Last week financial
press had two interesting articles about economic effects of declining
populations. FT mentioned a paper by Masaaki Shirakawa, former governor of BoJ,
where he claims that decline in a country’s working age population leads to
deflation. Older people spend less than the young, and take less debt. As a
result, domestic demand falls and deflationary pressures build. This is where
the second article picks up. A research paper quoted in Reuters claimed that
monetary policy becomes less effective as societies age. Older people save
more, borrow less and therefore are less sensitive to interest rate changes
than the young. Therefore, as societies age, central banks have to pull harder
to achieve the same end results.
Central banks in
ageing western (and some Asian) countries are already doing that. Policy rates
are at historic low and for historic long.
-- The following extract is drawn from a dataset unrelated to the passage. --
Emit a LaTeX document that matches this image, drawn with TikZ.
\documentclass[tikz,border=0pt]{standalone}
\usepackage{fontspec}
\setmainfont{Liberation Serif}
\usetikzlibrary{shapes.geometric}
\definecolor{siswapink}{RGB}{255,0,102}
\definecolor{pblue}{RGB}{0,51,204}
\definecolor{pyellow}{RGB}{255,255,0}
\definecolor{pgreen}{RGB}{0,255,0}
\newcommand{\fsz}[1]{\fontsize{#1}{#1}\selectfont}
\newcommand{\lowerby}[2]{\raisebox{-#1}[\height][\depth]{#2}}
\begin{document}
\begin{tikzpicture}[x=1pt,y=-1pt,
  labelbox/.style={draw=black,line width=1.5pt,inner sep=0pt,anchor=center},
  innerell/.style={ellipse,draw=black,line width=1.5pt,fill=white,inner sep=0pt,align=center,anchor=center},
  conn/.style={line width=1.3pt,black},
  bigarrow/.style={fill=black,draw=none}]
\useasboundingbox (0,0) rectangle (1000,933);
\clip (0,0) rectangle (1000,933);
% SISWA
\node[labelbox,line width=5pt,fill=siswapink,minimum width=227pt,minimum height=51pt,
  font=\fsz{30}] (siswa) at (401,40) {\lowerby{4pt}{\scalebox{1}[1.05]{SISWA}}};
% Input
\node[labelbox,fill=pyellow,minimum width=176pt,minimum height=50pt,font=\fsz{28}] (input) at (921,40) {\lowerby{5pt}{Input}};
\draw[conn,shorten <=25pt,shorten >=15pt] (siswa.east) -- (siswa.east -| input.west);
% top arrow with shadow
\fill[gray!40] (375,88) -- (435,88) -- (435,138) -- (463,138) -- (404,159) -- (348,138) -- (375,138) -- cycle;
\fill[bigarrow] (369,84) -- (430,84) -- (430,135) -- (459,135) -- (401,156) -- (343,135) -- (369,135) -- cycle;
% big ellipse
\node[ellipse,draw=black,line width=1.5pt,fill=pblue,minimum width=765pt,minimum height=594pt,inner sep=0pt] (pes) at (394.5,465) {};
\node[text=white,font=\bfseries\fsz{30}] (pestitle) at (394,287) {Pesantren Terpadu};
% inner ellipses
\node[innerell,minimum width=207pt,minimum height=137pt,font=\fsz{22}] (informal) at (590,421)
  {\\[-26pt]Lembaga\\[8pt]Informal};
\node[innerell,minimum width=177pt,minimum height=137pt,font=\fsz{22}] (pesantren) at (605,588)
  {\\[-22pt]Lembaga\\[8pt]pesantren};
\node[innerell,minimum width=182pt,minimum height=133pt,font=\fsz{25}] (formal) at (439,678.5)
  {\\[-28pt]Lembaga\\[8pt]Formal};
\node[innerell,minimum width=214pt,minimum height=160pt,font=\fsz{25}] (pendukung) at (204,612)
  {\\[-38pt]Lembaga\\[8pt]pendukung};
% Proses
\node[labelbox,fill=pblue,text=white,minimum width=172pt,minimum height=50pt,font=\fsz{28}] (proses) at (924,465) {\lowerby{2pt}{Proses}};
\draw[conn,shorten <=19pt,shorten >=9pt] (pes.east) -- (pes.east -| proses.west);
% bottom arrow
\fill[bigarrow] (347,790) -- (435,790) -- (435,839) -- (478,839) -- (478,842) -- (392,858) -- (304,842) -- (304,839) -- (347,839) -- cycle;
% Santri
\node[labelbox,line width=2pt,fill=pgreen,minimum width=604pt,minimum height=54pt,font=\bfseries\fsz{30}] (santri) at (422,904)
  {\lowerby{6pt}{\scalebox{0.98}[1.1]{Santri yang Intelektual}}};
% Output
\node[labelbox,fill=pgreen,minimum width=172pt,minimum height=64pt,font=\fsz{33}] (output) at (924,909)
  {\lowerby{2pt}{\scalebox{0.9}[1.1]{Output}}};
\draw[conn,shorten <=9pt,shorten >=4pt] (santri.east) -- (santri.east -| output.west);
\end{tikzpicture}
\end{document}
QE, a different version of the same
concept of cheaper debt, also has no end in sight. The effect is higher
investment flows leading to asset price inflation, and potentially a bubble
somewhere. That somewhere may well be developing markets. Huge amount of hot
money inflow is having destabilizing effect in these countries. Asset price
inflation with possible asset bubble is one such effect. Higher interest rate volatility
and market uncertainty are others.
The second
observation of fall in domestic demand in ageing countries also suggests that these
economies may need to be rebalanced away from credit fueled domestic
consumption. Then, fiscal policies become more important for economic growth. Also,
deflation may only be a mechanism to shrink industry down to demand level.
Then, central banks might want to rethink their stance of fighting deflation by
all means. Net conclusion – rethink current monetary policies.